• _EXERCISE_: Leave the pictures out, and retype all of the material exactly as written.

====== DATA SECTION

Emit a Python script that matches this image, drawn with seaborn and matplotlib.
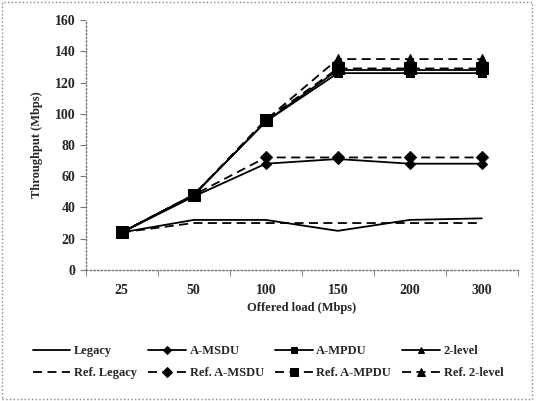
import pandas as pd
import seaborn as sns
import matplotlib.pyplot as plt
from matplotlib.patches import Rectangle

sns.set_style('white')
plt.rcParams['font.family'] = ['Liberation Serif', 'DejaVu Serif']
plt.rcParams['font.weight'] = 'bold'

loads = ['25', '50', '100', '150', '200', '300']

legacy = [24, 32, 32, 25, 32, 33]
a_msdu = [24, 47, 68, 71, 68, 68]
a_mpdu = [24, 48, 95, 126, 126, 126]
two_level = [24, 48, 95, 128, 128, 128]
ref_legacy = [24, 30, 30, 30, 30, 30]
ref_a_msdu = [24, 48, 72, 72, 72, 72]
ref_a_mpdu = [24, 48, 96, 129, 129, 129]
ref_two_level = [24, 48, 96, 135, 135, 135]

series = [
    ('Legacy', legacy, None, '-', 6),
    ('Ref. Legacy', ref_legacy, None, '--', 6),
    ('A-MSDU', a_msdu, 'D', '-', 5),
    ('Ref. A-MSDU', ref_a_msdu, 'D', '--', 6),
    ('A-MPDU', a_mpdu, 's', '-', 6),
    ('Ref. A-MPDU', ref_a_mpdu, 's', '--', 8),
    ('2-level', two_level, '^', '-', 6),
    ('Ref. 2-level', ref_two_level, '^', '--', 7),
]

fig = plt.figure(figsize=(5.36, 4.01), dpi=100)
ax = fig.add_axes([0.160, 0.327, 0.806, 0.623])

for name, vals, mk, ls, ms in series:
    df = pd.DataFrame({'load': loads, 'tp': vals})
    sns.lineplot(data=df, x='load', y='tp', ax=ax, color='black',
                 marker=mk, markersize=ms, linewidth=1.3, label=name,
                 markeredgecolor='black')
    line = ax.get_lines()[-1]
    if ls == '--':
        line.set_dashes((5, 3))

ax.set_xlim(-0.5, 5.5)
ax.set_ylim(0, 160)
ax.set_yticks(range(0, 161, 20))
ax.set_xticks(range(6))
ax.set_xticklabels(loads)
ax.set_xticks([i + 0.5 for i in range(-1, 6)], minor=True)
ax.tick_params(axis='x', which='major', length=0, pad=10, labelsize=10)
ax.tick_params(axis='x', which='minor', length=4, direction='out', color='#777777', bottom=True)
ax.tick_params(axis='y', length=4, direction='out', color='#777777', left=True, labelsize=10)
for lbl in ax.get_xticklabels() + ax.get_yticklabels():
    lbl.set_fontweight('bold')

ax.set_xlabel('Offered load (Mbps)', fontsize=9, fontweight='bold', labelpad=4)
ax.set_ylabel('Throughput (Mbps)', fontsize=9, fontweight='bold', labelpad=8)

for side in ['top', 'right']:
    ax.spines[side].set_visible(False)
for side in ['left', 'bottom']:
    ax.spines[side].set_color('#777777')
    ax.spines[side].set_linestyle(':')
    ax.spines[side].set_linewidth(1.0)

handles, labels = ax.get_legend_handles_labels()
ax.get_legend().remove()
fig.legend(handles, labels, loc='center', bbox_to_anchor=(0.5, 0.097), ncol=4,
           frameon=False, handlelength=3.0, columnspacing=0.9, markerscale=0.8,
           handletextpad=0.3, labelspacing=0.8, prop={'weight': 'bold', 'size': 9})

fig.patches.append(Rectangle((0.004, 0.005), 0.988, 0.99, transform=fig.transFigure,
                             fill=False, edgecolor='#888888', linestyle=':', linewidth=1.0))

fig.savefig('out.png', dpi=100)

============

• _RESULT BELOW_:
Emit a Python script that matches this image, drawn with seaborn and matplotlib.
import pandas as pd
import seaborn as sns
import matplotlib.pyplot as plt
from matplotlib.patches import Rectangle

sns.set_style('white')
plt.rcParams['font.family'] = ['Liberation Serif', 'DejaVu Serif']
plt.rcParams['font.weight'] = 'bold'

loads = ['25', '50', '100', '150', '200', '300']

legacy = [24, 32, 32, 25, 32, 33]
a_msdu = [24, 47, 68, 71, 68, 68]
a_mpdu = [24, 48, 95, 126, 126, 126]
two_level = [24, 48, 95, 128, 128, 128]
ref_legacy = [24, 30, 30, 30, 30, 30]
ref_a_msdu = [24, 48, 72, 72, 72, 72]
ref_a_mpdu = [24, 48, 96, 129, 129, 129]
ref_two_level = [24, 48, 96, 135, 135, 135]

series = [
    ('Legacy', legacy, None, '-', 6),
    ('Ref. Legacy', ref_legacy, None, '--', 6),
    ('A-MSDU', a_msdu, 'D', '-', 5),
    ('Ref. A-MSDU', ref_a_msdu, 'D', '--', 6),
    ('A-MPDU', a_mpdu, 's', '-', 6),
    ('Ref. A-MPDU', ref_a_mpdu, 's', '--', 8),
    ('2-level', two_level, '^', '-', 6),
    ('Ref. 2-level', ref_two_level, '^', '--', 7),
]

fig = plt.figure(figsize=(5.36, 4.01), dpi=100)
ax = fig.add_axes([0.160, 0.327, 0.806, 0.623])

for name, vals, mk, ls, ms in series:
    df = pd.DataFrame({'load': loads, 'tp': vals})
    sns.lineplot(data=df, x='load', y='tp', ax=ax, color='black',
                 marker=mk, markersize=ms, linewidth=1.3, label=name,
                 markeredgecolor='black')
    line = ax.get_lines()[-1]
    if ls == '--':
        line.set_dashes((5, 3))

ax.set_xlim(-0.5, 5.5)
ax.set_ylim(0, 160)
ax.set_yticks(range(0, 161, 20))
ax.set_xticks(range(6))
ax.set_xticklabels(loads)
ax.set_xticks([i + 0.5 for i in range(-1, 6)], minor=True)
ax.tick_params(axis='x', which='major', length=0, pad=10, labelsize=10)
ax.tick_params(axis='x', which='minor', length=4, direction='out', color='#777777', bottom=True)
ax.tick_params(axis='y', length=4, direction='out', color='#777777', left=True, labelsize=10)
for lbl in ax.get_xticklabels() + ax.get_yticklabels():
    lbl.set_fontweight('bold')

ax.set_xlabel('Offered load (Mbps)', fontsize=9, fontweight='bold', labelpad=4)
ax.set_ylabel('Throughput (Mbps)', fontsize=9, fontweight='bold', labelpad=8)

for side in ['top', 'right']:
    ax.spines[side].set_visible(False)
for side in ['left', 'bottom']:
    ax.spines[side].set_color('#777777')
    ax.spines[side].set_linestyle(':')
    ax.spines[side].set_linewidth(1.0)

handles, labels = ax.get_legend_handles_labels()
ax.get_legend().remove()
fig.legend(handles, labels, loc='center', bbox_to_anchor=(0.5, 0.097), ncol=4,
           frameon=False, handlelength=3.0, columnspacing=0.9, markerscale=0.8,
           handletextpad=0.3, labelspacing=0.8, prop={'weight': 'bold', 'size': 9})

fig.patches.append(Rectangle((0.004, 0.005), 0.988, 0.99, transform=fig.transFigure,
                             fill=False, edgecolor='#888888', linestyle=':', linewidth=1.0))

fig.savefig('out.png', dpi=100)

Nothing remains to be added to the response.